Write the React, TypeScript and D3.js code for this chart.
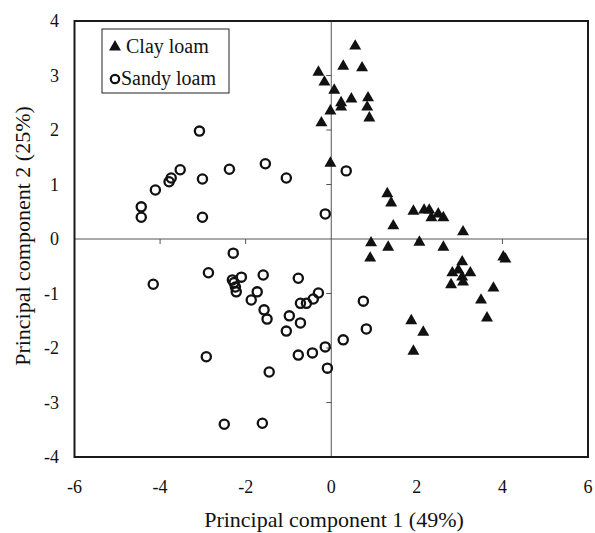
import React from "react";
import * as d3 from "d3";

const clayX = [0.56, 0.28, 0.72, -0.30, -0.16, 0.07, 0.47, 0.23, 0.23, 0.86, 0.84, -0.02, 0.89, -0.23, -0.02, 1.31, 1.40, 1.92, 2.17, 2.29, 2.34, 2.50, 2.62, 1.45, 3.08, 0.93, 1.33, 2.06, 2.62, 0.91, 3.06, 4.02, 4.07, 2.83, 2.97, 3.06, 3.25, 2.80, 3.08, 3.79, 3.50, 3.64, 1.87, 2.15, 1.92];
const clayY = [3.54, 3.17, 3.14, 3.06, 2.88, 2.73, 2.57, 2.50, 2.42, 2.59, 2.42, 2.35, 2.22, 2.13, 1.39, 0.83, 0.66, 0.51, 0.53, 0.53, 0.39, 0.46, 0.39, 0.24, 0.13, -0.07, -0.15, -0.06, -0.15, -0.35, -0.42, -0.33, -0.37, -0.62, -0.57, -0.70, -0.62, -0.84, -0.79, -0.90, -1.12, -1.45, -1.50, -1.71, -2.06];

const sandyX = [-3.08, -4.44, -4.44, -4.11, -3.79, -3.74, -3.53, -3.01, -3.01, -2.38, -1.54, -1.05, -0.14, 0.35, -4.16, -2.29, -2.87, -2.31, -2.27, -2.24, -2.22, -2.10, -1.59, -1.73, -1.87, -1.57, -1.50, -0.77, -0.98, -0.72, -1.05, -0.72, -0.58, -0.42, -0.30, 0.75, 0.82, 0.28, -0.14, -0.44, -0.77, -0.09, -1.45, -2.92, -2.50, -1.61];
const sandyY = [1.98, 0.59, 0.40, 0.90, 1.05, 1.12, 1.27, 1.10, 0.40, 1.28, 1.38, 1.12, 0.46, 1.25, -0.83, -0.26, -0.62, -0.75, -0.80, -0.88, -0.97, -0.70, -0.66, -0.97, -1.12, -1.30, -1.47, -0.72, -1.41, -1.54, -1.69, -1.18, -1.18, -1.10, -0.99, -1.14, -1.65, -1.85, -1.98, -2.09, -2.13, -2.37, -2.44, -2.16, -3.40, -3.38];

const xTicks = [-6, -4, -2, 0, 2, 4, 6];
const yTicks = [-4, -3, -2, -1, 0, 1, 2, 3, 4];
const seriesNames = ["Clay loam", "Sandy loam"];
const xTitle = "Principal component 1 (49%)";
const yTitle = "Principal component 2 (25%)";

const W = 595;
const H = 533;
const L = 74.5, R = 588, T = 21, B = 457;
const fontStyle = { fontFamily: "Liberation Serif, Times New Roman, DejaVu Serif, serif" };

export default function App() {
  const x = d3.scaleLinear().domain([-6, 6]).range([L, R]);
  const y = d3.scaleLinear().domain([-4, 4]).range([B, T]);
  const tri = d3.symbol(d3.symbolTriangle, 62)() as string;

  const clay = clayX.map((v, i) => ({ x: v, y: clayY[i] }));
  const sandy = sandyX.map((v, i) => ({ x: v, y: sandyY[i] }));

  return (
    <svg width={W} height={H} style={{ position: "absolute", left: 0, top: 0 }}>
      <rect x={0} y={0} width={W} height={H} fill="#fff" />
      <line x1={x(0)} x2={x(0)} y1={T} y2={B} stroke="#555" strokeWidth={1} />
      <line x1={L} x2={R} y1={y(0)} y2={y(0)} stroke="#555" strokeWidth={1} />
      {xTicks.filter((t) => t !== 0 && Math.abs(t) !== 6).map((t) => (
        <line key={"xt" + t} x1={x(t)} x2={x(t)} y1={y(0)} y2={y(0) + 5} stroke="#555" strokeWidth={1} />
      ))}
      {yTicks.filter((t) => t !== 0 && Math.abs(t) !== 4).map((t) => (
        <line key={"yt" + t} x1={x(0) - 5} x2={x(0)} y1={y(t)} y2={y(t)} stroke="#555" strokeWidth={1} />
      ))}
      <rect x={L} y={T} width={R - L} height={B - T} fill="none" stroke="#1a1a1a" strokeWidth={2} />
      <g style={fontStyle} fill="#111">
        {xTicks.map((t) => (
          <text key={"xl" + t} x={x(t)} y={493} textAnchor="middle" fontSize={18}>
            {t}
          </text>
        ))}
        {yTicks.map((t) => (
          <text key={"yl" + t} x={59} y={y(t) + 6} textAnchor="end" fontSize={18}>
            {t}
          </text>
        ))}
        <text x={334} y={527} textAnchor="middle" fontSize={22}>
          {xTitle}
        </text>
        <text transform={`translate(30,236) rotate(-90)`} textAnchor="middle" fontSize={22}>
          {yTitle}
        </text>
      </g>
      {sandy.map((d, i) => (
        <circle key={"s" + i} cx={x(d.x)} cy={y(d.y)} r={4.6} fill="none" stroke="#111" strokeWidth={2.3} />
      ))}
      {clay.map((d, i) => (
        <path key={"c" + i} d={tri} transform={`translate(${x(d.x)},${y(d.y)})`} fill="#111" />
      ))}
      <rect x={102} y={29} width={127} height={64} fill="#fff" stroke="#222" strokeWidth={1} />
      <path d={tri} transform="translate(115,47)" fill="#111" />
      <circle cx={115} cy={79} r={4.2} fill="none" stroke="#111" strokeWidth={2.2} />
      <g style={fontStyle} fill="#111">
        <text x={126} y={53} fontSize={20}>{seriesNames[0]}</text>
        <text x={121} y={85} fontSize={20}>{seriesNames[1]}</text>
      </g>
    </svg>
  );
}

* * *

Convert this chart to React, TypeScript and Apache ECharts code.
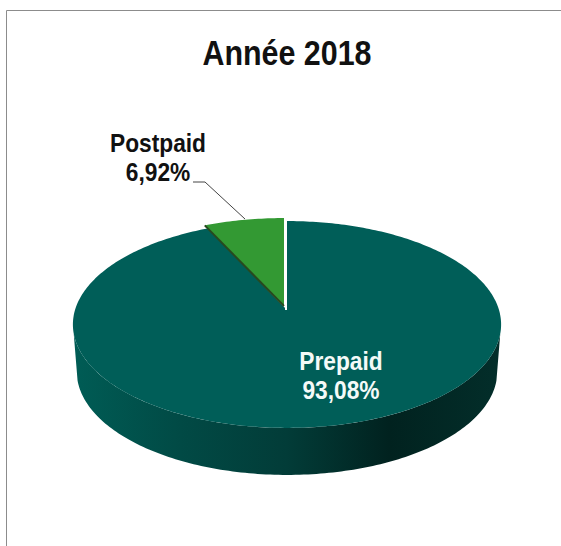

...

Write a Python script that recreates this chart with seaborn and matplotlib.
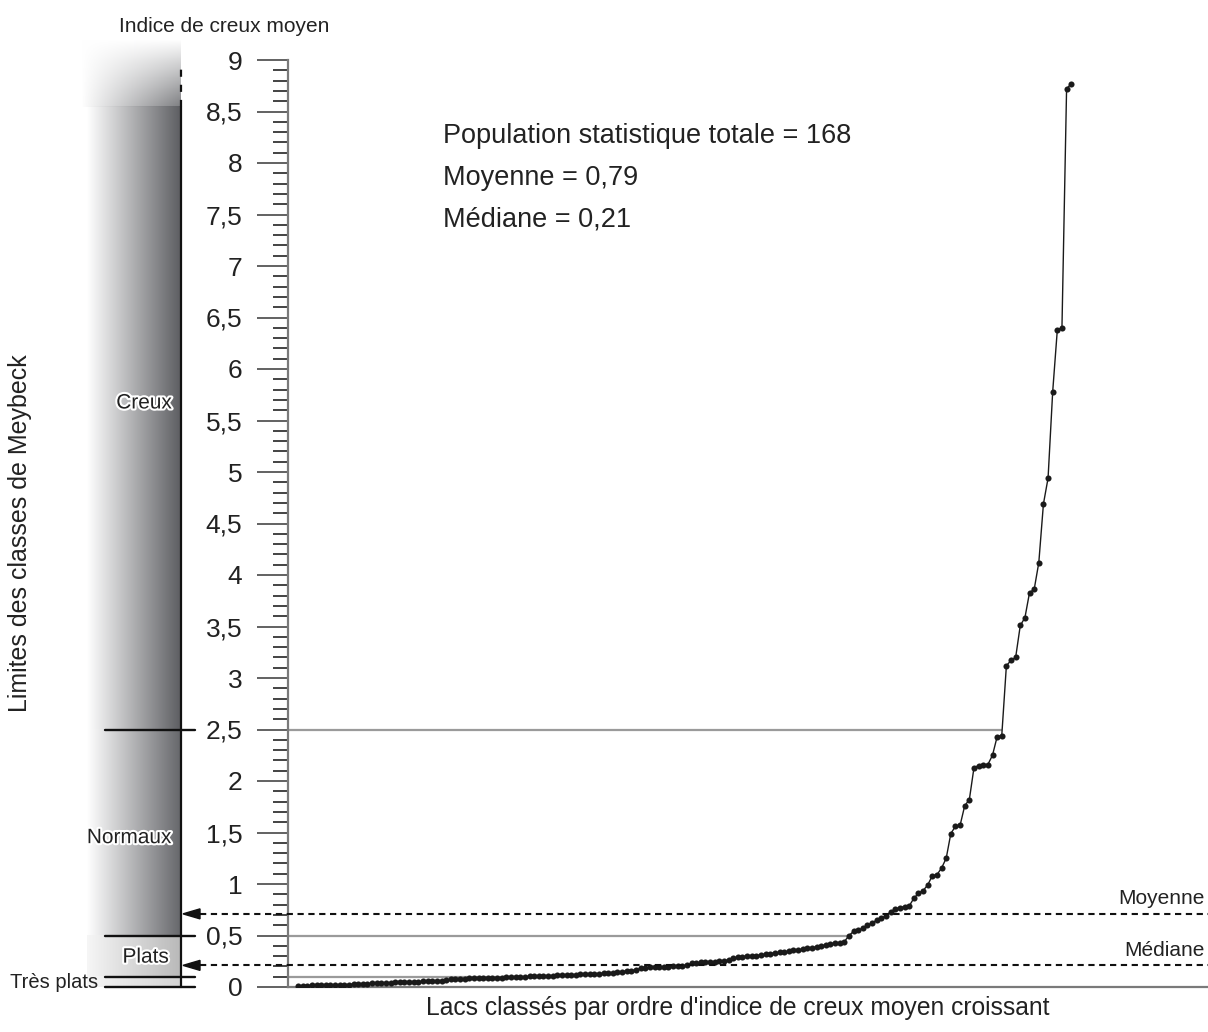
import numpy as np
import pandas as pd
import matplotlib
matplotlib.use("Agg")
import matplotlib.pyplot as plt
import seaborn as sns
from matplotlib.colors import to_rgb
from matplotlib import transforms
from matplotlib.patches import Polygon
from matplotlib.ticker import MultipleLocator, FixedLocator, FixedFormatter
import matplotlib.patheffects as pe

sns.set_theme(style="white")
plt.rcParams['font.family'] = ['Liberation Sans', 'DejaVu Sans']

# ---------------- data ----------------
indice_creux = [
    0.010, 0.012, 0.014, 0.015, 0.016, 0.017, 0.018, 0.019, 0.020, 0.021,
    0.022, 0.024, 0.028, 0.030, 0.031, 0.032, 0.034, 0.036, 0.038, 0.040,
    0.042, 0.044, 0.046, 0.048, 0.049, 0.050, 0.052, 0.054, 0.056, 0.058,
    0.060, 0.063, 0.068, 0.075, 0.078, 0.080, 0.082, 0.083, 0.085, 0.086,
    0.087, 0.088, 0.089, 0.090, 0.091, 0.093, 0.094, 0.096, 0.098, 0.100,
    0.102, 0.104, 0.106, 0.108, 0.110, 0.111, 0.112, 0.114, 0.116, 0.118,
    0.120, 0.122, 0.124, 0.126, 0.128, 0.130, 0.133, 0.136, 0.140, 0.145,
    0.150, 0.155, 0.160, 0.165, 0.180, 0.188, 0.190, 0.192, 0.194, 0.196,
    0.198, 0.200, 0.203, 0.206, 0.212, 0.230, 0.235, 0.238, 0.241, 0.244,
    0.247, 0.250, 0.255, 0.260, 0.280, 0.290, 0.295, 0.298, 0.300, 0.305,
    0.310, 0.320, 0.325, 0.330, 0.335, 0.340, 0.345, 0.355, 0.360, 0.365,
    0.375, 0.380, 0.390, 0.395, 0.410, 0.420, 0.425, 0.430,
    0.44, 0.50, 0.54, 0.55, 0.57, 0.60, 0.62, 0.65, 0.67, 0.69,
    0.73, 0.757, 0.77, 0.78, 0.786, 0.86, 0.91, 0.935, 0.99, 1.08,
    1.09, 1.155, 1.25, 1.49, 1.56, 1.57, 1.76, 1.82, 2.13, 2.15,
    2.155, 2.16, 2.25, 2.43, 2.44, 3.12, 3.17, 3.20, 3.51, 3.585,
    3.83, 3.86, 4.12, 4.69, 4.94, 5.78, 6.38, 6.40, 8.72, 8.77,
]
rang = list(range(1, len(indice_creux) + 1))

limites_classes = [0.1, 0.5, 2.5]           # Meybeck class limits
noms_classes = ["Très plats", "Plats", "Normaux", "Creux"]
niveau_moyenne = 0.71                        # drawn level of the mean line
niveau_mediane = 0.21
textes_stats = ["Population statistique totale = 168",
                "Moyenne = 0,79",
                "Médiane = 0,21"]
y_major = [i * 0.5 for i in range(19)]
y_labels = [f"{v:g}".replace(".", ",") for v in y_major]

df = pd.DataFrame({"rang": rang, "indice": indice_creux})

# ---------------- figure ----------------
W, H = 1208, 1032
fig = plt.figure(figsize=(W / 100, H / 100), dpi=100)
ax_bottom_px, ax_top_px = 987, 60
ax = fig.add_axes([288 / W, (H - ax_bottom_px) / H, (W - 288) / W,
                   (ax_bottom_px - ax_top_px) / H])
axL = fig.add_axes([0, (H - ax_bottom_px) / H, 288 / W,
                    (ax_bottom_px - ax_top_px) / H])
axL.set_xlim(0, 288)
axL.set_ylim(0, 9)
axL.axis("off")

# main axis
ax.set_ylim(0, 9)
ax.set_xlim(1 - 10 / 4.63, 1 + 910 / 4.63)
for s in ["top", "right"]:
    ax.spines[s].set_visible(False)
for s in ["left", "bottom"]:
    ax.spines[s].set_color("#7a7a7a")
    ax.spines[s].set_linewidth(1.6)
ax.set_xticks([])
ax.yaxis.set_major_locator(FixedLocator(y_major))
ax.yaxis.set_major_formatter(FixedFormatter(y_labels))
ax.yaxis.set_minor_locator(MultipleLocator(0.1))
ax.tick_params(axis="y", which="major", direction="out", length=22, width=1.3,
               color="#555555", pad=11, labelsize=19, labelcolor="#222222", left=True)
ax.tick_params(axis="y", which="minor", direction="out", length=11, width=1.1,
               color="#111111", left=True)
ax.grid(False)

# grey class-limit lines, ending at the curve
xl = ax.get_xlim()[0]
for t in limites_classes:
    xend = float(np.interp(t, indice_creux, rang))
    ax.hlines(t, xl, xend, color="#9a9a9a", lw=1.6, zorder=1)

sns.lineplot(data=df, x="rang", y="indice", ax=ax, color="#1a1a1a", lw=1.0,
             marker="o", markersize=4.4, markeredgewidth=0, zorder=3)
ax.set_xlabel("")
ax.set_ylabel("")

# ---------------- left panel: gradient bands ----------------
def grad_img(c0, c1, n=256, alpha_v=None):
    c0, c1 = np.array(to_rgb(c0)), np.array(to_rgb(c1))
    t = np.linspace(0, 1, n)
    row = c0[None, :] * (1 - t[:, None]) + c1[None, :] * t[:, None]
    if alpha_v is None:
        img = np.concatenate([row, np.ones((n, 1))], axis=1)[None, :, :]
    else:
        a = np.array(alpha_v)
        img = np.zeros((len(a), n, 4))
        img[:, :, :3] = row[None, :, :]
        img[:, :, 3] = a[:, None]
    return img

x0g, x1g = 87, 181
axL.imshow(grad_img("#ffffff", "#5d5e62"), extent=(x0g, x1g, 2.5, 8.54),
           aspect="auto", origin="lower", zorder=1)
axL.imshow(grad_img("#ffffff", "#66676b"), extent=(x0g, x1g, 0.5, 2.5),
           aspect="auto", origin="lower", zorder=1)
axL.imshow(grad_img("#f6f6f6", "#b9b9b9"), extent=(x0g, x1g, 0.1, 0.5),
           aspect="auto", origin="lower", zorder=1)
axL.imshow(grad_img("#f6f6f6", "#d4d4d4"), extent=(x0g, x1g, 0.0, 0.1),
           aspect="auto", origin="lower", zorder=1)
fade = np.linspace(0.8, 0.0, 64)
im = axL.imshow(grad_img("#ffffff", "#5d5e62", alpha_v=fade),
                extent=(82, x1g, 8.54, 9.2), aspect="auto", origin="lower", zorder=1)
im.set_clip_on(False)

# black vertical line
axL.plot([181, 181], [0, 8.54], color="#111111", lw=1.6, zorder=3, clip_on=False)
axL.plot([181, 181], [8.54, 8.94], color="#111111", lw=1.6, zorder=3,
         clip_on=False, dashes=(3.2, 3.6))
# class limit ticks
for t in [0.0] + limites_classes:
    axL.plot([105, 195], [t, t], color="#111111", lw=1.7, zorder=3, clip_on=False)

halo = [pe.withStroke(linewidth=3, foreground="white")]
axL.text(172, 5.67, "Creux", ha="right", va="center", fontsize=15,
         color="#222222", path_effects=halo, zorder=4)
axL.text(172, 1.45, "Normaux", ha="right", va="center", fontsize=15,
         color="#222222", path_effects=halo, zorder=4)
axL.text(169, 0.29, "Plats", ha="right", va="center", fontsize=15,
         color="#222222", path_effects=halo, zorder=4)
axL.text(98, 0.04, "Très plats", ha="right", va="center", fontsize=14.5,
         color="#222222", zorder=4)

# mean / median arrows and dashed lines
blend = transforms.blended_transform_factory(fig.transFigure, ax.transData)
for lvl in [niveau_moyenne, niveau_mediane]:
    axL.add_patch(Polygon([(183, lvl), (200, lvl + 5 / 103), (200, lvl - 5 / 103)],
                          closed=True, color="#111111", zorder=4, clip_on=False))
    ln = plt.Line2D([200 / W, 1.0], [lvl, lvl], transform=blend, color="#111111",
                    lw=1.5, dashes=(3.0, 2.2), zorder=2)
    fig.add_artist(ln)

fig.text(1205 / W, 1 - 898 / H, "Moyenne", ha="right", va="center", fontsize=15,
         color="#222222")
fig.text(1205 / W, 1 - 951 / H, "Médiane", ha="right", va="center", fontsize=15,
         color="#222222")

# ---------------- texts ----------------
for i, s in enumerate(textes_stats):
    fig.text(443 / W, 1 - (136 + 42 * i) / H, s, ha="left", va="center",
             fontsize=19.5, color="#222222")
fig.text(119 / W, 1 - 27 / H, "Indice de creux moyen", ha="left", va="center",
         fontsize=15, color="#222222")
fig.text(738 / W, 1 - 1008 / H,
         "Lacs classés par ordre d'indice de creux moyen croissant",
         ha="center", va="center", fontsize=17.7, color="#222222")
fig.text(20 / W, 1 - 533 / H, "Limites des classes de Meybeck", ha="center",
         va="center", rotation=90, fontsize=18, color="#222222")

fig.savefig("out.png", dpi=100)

§ Directive
The lines you need run from the one containing "Write the React, TypeScript" down to the one containing "import * as"; print them exactly, both ends included, and leave out pictures.

§ Reply to the exercise
Write the React, TypeScript and D3.js code for this chart.
import React from "react";
import * as d3 from "d3";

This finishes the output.